Sexting scams and safety tips
First, what is sexting? Sexting is sharing explicit or intimate pictures and/or videos through messaging or other digital means.
Sexting, like any other form of sexual experience, is not ever 100% risk free. There ARE ways to reduce risk.
- Always get consent! Just like in the physical world, sexting requires consent. Make sure you have clear consent before taking/recording, sending, or sharing sexually explicit messages with someone.
- Ensuring your privacy is important. Some lower risk ways to sext include cropping out your face and any other distinguishing features (like birthmarks, tattoos, etc).
- Don’t include identifying information in photos – like your name, school, or location.
- Practice Clear communication and setting boundaries with the people you choose to sext. Talk about what you are or are not comfortable receiving, if/when the photos can be shared, and how photos should be safely stored or deleted.
Nationwide, there has been an increase in teenagers and young adults experiencing sextortion (threatening to publish or leak explicit sexual photos, videos and messages if the victim doesn’t send money) and other online scams. Please be mindful of the following sextortion red flags when interacting with people online.
- Person does not have a working camera: The person you are talking to does not have a working camera, but they still want you to share yours.

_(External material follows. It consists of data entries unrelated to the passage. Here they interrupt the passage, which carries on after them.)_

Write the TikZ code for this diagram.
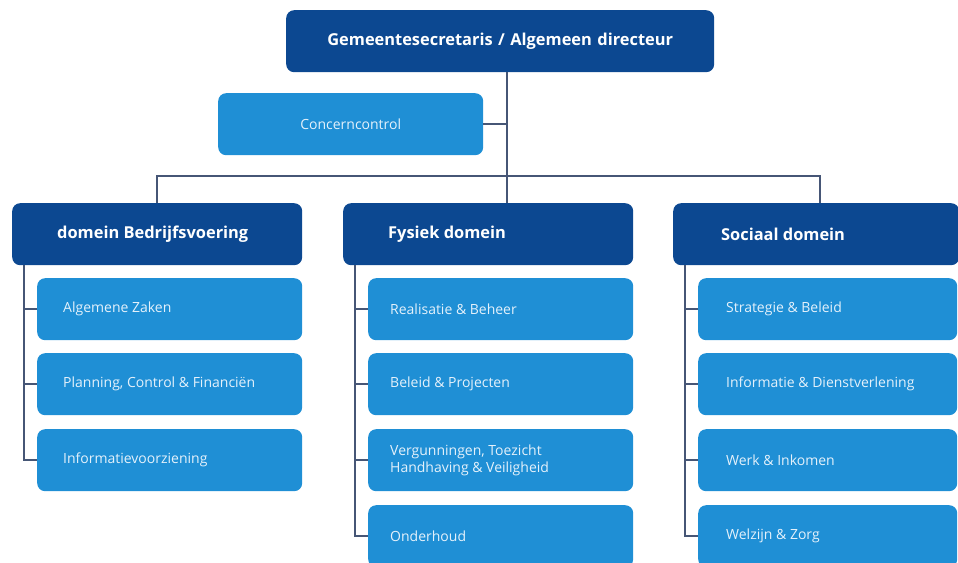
\documentclass[tikz,border=0pt]{standalone}
\usepackage{fontspec}
\setmainfont{Open Sans}
\definecolor{darkblue}{RGB}{12,72,145}
\definecolor{lightblue}{RGB}{31,143,213}
\definecolor{linegray}{RGB}{70,86,118}
\definecolor{itemtext}{RGB}{228,241,251}
\begin{document}
\begin{tikzpicture}[x=1pt,y=-1pt,
  headstyle/.style={draw=none,fill=darkblue,rounded corners=8pt,anchor=north west,
    minimum height=62pt,text=white,font=\fontsize{16.4}{19}\selectfont\bfseries,
    inner xsep=45pt,text width=200pt,align=flush left},
  topstyle/.style={headstyle,text width=400pt,inner xsep=14pt,align=center},
  itemstyle/.style={draw=none,fill=lightblue,rounded corners=8pt,anchor=north west,
    minimum height=62pt,text=itemtext,font=\fontsize{14}{17.5}\selectfont,
    inner xsep=26pt,text width=213pt,align=flush left},
  linestyle/.style={draw=linegray,line width=1.5pt}]
\useasboundingbox (0,0) rectangle (958,562);
\clip (0,0) rectangle (958,562);
\node[topstyle] (top) at (286,10) {Gemeentesecretaris / Algemeen directeur};
\node[itemstyle,text width=213pt,align=center] (cc) at (218,93) {Concerncontrol};
\coordinate (hub) at (507,176);
% domeinen
\node[headstyle] (h1) at (12,203) {domein Bedrijfsvoering};
\node[headstyle] (h2) at (343,203) {Fysiek domein};
\node[headstyle,text width=190pt,inner xsep=48pt] (h3) at (673,203) {Sociaal domein};
% afdelingen
\node[itemstyle] (i11) at (37,278) {Algemene Zaken};
\node[itemstyle] (i12) at (37,353) {Planning, Control \& Financiën};
\node[itemstyle] (i13) at (37,429) {Informatievoorziening};
\node[itemstyle,inner xsep=22pt,text width=221pt] (i21) at (368,278) {Realisatie \& Beheer};
\node[itemstyle,inner xsep=22pt,text width=221pt] (i22) at (368,353) {Beleid \& Projecten};
\node[itemstyle,inner xsep=22pt,text width=221pt] (i23) at (368,429) {Vergunningen, Toezicht\\Handhaving \& Veiligheid};
\node[itemstyle,inner xsep=22pt,text width=221pt] (i24) at (368,505) {Onderhoud};
\node[itemstyle,inner xsep=28pt,text width=203pt] (i31) at (698,278) {Strategie \& Beleid};
\node[itemstyle,inner xsep=28pt,text width=203pt] (i32) at (698,353) {Informatie \& Dienstverlening};
\node[itemstyle,inner xsep=28pt,text width=203pt] (i33) at (698,429) {Werk \& Inkomen};
\node[itemstyle,inner xsep=28pt,text width=203pt] (i34) at (698,505) {Welzijn \& Zorg};
% lijnen
\draw[linestyle] (top.south -| hub) -- (h2.north -| hub);
\draw[linestyle] (cc.east) -- (cc.east -| hub);
\draw[linestyle] (h1.north) |- (hub) -| ([xshift=4pt]h3.north);
\foreach \h/\last in {1/3,2/4,3/4}{
  \foreach \i in {1,...,\last}
    \draw[linestyle] ([xshift=12pt]h\h.south west) |- (i\h\i.west);
}
\end{tikzpicture}
\end{document}
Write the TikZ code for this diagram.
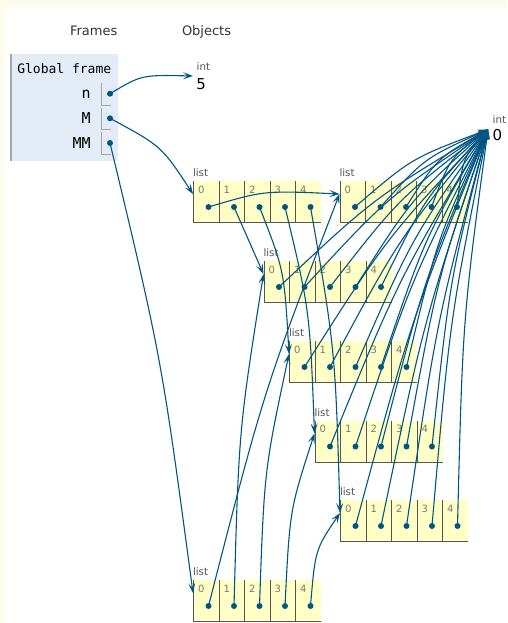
\documentclass[tikz,border=0pt]{standalone}
\usepackage{fontspec}
\setmainfont{DejaVu Sans}
\newfontfamily\monof{DejaVu Sans Mono}
\usetikzlibrary{arrows.meta,calc}
\definecolor{ptrc}{HTML}{005583}
\definecolor{listy}{HTML}{FFFFC6}
\definecolor{framec}{HTML}{E2EBF6}
\definecolor{creamc}{RGB}{253,252,236}
\definecolor{cellln}{HTML}{555555}
\definecolor{typec}{HTML}{555555}
\definecolor{idxc}{HTML}{777777}
\definecolor{headc}{HTML}{333333}
\tikzset{
  txt/.style={inner sep=0pt, outer sep=0pt},
  head/.style={txt, text=headc, font=\fontsize{13}{15}\selectfont},
  monotxt/.style={txt, text=black, font=\monof\fontsize{13}{15}\selectfont},
  vartxt/.style={txt, text=black, font=\monof\fontsize{15}{17}\selectfont},
  typelab/.style={txt, text=typec, font=\fontsize{10.3}{12}\selectfont},
  idxlab/.style={txt, text=idxc, font=\fontsize{10}{12}\selectfont},
  primval/.style={txt, text=black, font=\fontsize{15}{17}\selectfont},
  cellline/.style={draw=cellln, line width=1pt},
  varcell/.style={draw=black!35, line width=1pt},
  ptr/.style={draw=ptrc, line width=1.1pt, -{Stealth[length=10pt,width=7pt,inset=4.5pt]}},
  dotc/.style={fill=ptrc}
}
\newcommand\heaplist[3]{%
  \fill[listy] (#2,#3) rectangle ++(127.5,41.5);
  \node[typelab, anchor=base west] (#1-lab) at (#2-0.5,#3-4.3) {list};
  \foreach \i in {0,...,4} {
    \draw[cellline] (#2+25.5*\i,#3) -- ++(0,41.5);
    \node[idxlab, anchor=base west] (#1-h\i) at (#2+25.5*\i+4.5,#3+12.3) {\i};
    \coordinate (#1-\i) at (#2+15+25.5*\i,#3+26);
  }
  \draw[cellline] (#2-0.5,#3+41.5) -- ++(128,0);
  \coordinate (#1-t) at (#2-0.5,#3+13);
}
\newcommand\ptrU[2]{\draw[ptr] (#1) .. controls ($(#1)!0.5!(#2)+(-10,-10)$) .. (#2);}
\newcommand\ptrD[2]{\draw[ptr] (#1) .. controls ($(#1)!0.5!(#2)+(10,-10)$) .. (#2);}
\newcommand\ptrS[2]{\draw[ptr] (#1) -- (#2);}
\newcommand\dotat[1]{\fill[dotc] (#1) circle[radius=3pt];}
\begin{document}
\begin{tikzpicture}[x=1pt,y=-1pt]
\useasboundingbox (0,0) rectangle (507,623);
\fill[creamc] (0,0) rectangle (507,623);
\fill[white] (5,7) rectangle (507,623);
% headers
\node[head, anchor=base west] (hframes) at (70,36) {Frames};
\node[head, anchor=base west] (hobjects) at (182,36) {Objects};
% global frame
\fill[framec] (10,54.5) rectangle (118.3,160.7);
\draw[draw=black!35, line width=1.5pt] (10.75,54.5) -- (10.75,160.7);
\node[monotxt, anchor=base west] (gf) at (17.3,73.3) {Global frame};
\node[vartxt, anchor=base east] (varn) at (90.7,99) {n};
\node[vartxt, anchor=base east] (varM) at (90.7,123.5) {M};
\node[vartxt, anchor=base east] (varMM) at (90.7,148.5) {MM};
\draw[varcell] (101.7,83.3) -- (101.7,106) -- (110.7,106);
\draw[varcell] (101.7,107.6) -- (101.7,129.3) -- (110.7,129.3);
\draw[varcell] (101.7,132.3) -- (101.7,154) -- (110.7,154);
\coordinate (vn) at (110,93.7);
\coordinate (vM) at (110,118.3);
\coordinate (vMM) at (110,143);
% primitives
\node[typelab, anchor=base west] (int5lab) at (196.7,70.7) {int};
\node[primval, anchor=base west] (int5) at (196.3,89.3) {5};
\coordinate (int5-t) at (193,76);
\node[typelab, anchor=base west] (int0lab) at (492.7,124) {int};
\node[primval, anchor=base west] (int0) at (492.6,140.7) {0};
\coordinate (int0-t) at (488,129.5);
% lists
\heaplist{LM}{193.5}{181}
\heaplist{LA}{340}{181}
\heaplist{LB}{264}{261}
\heaplist{LC}{289.5}{341}
\heaplist{LD}{315}{420.5}
\heaplist{LE}{340.5}{500}
\heaplist{LMM}{193.5}{580}
% stack pointers
\ptrU{vn}{int5-t}
\ptrD{vM}{LM-t}
\ptrD{vMM}{LMM-t}
% M list pointers
\ptrU{LM-0}{LA-t}
\ptrS{LM-1}{LB-t}
\ptrD{LM-2}{LC-t}
\ptrD{LM-3}{LD-t}
\ptrD{LM-4}{LE-t}
% MM list pointers
\ptrU{LMM-0}{LA-t}
\ptrU{LMM-1}{LB-t}
\ptrU{LMM-2}{LC-t}
\ptrU{LMM-3}{LD-t}
\ptrU{LMM-4}{LE-t}
% inner lists to int 0
\foreach \L in {LA,LB,LC,LD,LE} {
  \foreach \i in {0,...,4} {
    \ptrU{\L-\i}{int0-t}
  }
}
% dots
\dotat{vn}\dotat{vM}\dotat{vMM}
\foreach \L in {LM,LA,LB,LC,LD,LE,LMM} {
  \foreach \i in {0,...,4} {
    \dotat{\L-\i}
  }
}
\end{tikzpicture}
\end{document}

- Fast-paced contact: The person contacts you immediately after they follow you and quickly tries to get you to send images or join a video call.
- Use of fear: The person you are talking to uses fear tactics to attempt to get you to pay them money.
- Low number of pictures: The person’s profile has only a few photos available.
- Numerous misspellings: The profile has common words misspelled.
- New profile: The profile is new and does not have a lot of followers/friends.